[Brief] Set out each line from the following listing that includes the word "this".

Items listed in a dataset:
------
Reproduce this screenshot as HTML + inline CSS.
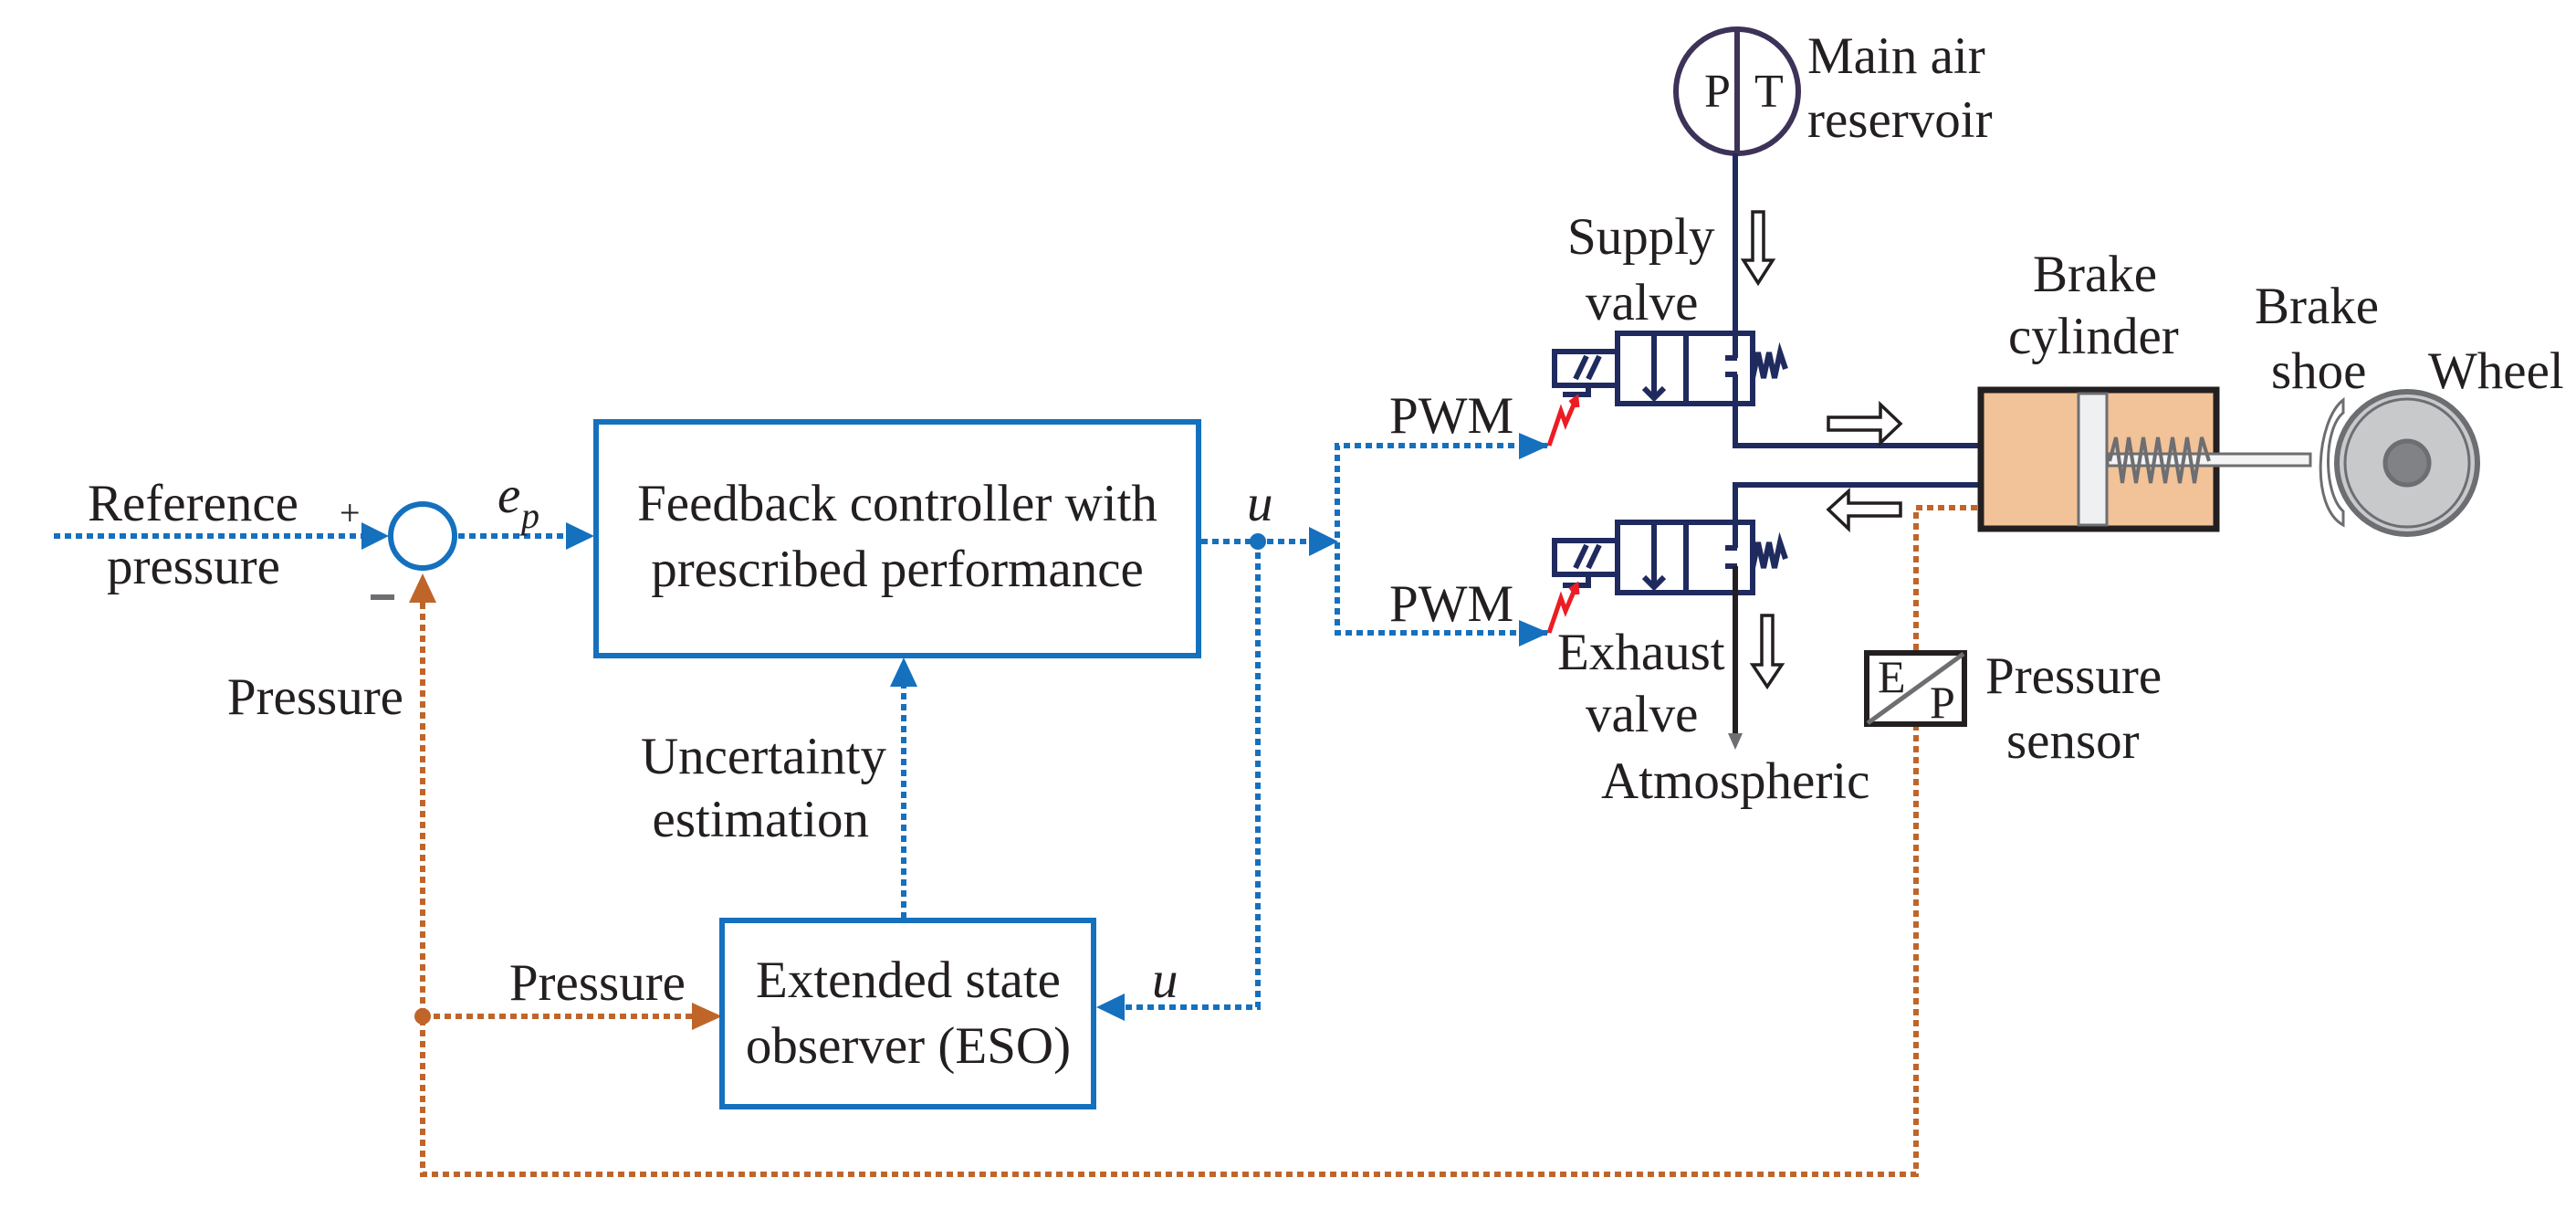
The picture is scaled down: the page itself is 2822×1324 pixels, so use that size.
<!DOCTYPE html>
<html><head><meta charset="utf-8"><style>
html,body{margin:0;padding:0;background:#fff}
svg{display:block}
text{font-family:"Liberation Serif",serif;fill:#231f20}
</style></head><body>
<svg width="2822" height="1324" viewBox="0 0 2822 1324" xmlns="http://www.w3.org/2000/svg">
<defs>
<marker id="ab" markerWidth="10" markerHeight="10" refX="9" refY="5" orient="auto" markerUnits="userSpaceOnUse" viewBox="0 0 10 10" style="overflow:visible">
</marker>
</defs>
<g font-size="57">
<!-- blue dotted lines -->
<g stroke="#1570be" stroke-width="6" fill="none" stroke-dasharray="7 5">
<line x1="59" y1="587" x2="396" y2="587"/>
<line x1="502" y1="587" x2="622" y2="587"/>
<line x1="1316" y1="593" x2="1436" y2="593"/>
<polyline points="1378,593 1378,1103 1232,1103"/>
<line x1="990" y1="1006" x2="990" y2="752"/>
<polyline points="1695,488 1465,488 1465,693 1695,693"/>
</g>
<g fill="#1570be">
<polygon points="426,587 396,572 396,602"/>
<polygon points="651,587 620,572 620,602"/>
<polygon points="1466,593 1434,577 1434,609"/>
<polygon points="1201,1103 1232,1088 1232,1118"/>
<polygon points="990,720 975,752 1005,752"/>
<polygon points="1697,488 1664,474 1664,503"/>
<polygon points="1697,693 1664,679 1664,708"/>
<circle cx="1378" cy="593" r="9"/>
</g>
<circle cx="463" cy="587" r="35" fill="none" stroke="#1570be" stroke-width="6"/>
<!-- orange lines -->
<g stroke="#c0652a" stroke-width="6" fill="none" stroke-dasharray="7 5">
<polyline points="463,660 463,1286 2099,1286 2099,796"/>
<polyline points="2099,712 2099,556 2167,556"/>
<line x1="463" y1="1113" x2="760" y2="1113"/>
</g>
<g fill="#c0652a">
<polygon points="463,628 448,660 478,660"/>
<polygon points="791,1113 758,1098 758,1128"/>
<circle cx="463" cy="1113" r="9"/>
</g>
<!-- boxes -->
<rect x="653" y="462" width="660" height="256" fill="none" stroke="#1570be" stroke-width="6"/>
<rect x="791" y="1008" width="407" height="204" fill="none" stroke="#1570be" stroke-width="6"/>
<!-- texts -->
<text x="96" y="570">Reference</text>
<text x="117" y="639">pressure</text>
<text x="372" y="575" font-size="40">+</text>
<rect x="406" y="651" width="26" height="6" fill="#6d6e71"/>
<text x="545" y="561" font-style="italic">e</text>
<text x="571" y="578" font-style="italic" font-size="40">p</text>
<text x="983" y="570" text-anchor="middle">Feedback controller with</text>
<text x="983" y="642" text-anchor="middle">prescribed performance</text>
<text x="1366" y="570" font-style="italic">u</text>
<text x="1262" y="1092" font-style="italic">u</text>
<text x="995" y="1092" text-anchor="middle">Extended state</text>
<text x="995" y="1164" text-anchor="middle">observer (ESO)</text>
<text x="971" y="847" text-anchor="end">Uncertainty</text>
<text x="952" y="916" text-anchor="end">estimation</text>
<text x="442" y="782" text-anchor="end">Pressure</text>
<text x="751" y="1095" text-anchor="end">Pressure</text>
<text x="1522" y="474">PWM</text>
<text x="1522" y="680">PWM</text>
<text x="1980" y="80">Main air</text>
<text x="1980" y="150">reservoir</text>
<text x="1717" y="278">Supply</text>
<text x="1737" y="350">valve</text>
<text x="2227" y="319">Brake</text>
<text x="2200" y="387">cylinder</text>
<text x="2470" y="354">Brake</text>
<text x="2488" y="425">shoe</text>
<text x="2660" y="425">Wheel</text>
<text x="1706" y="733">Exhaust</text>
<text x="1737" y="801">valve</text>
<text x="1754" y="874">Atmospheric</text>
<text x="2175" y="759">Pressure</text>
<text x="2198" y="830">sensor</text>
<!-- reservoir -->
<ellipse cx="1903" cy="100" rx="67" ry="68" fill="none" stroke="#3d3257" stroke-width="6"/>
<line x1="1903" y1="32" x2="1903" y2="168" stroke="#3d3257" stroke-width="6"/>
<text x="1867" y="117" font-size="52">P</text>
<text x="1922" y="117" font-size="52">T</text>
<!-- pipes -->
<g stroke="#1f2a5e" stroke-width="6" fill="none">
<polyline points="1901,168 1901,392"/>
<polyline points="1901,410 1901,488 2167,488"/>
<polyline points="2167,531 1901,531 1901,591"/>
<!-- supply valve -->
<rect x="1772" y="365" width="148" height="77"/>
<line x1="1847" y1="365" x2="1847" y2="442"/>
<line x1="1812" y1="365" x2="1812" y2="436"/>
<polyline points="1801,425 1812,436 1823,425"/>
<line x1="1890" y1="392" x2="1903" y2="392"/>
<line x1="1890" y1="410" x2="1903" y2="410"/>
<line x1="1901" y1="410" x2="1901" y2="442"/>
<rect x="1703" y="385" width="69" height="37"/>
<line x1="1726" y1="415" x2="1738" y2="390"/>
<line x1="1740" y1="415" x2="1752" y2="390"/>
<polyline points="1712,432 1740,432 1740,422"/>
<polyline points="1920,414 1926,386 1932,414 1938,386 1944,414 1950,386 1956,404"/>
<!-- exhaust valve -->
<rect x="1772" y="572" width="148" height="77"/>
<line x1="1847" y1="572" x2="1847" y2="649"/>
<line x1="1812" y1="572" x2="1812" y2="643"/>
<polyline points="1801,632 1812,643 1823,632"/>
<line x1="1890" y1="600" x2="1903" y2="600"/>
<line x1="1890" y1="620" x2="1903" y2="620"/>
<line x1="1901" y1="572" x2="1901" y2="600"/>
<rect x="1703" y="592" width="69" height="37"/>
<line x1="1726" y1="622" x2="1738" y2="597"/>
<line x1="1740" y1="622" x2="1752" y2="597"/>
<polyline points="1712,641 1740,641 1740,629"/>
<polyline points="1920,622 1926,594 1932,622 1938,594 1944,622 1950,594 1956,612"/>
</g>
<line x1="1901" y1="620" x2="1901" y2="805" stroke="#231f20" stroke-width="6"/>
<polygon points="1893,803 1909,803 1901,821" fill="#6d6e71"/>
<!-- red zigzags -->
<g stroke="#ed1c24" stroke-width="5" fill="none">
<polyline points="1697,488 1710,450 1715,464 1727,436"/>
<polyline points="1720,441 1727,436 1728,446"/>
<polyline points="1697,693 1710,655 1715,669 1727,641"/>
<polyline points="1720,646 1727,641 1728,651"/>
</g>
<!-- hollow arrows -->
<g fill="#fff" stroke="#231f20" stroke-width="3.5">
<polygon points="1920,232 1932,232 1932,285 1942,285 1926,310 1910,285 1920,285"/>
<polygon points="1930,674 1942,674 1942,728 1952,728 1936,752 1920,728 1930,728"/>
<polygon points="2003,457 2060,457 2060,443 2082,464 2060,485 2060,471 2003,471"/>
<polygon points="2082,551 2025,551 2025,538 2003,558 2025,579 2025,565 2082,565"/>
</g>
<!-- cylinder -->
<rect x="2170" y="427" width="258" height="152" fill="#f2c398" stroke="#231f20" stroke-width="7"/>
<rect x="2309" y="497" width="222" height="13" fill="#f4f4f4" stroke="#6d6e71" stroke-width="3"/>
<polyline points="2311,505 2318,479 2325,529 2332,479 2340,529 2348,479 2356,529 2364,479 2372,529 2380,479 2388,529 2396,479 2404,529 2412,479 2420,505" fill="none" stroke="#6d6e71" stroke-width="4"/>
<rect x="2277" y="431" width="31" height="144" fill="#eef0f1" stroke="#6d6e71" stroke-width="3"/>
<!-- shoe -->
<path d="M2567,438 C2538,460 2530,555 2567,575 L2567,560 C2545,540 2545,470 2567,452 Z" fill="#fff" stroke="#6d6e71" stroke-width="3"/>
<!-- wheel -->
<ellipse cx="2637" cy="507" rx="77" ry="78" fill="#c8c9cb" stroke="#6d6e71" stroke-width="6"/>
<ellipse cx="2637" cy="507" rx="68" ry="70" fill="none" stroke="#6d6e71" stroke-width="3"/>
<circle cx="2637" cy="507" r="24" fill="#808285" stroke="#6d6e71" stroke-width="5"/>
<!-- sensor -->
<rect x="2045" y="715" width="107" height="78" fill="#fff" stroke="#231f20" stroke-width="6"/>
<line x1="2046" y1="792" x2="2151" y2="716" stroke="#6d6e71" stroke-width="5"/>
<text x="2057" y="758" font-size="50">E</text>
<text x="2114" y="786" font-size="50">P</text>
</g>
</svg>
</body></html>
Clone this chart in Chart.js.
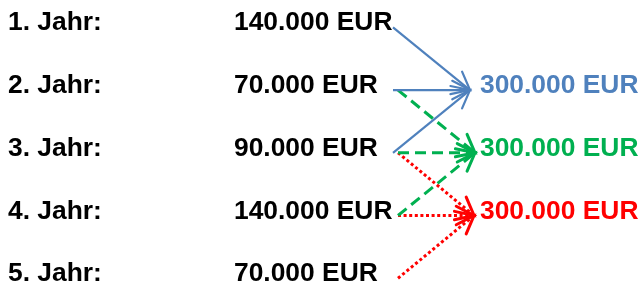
------
[Full solution]
Reproduce this screenshot as HTML + inline CSS.
Clone this chart in Chart.js.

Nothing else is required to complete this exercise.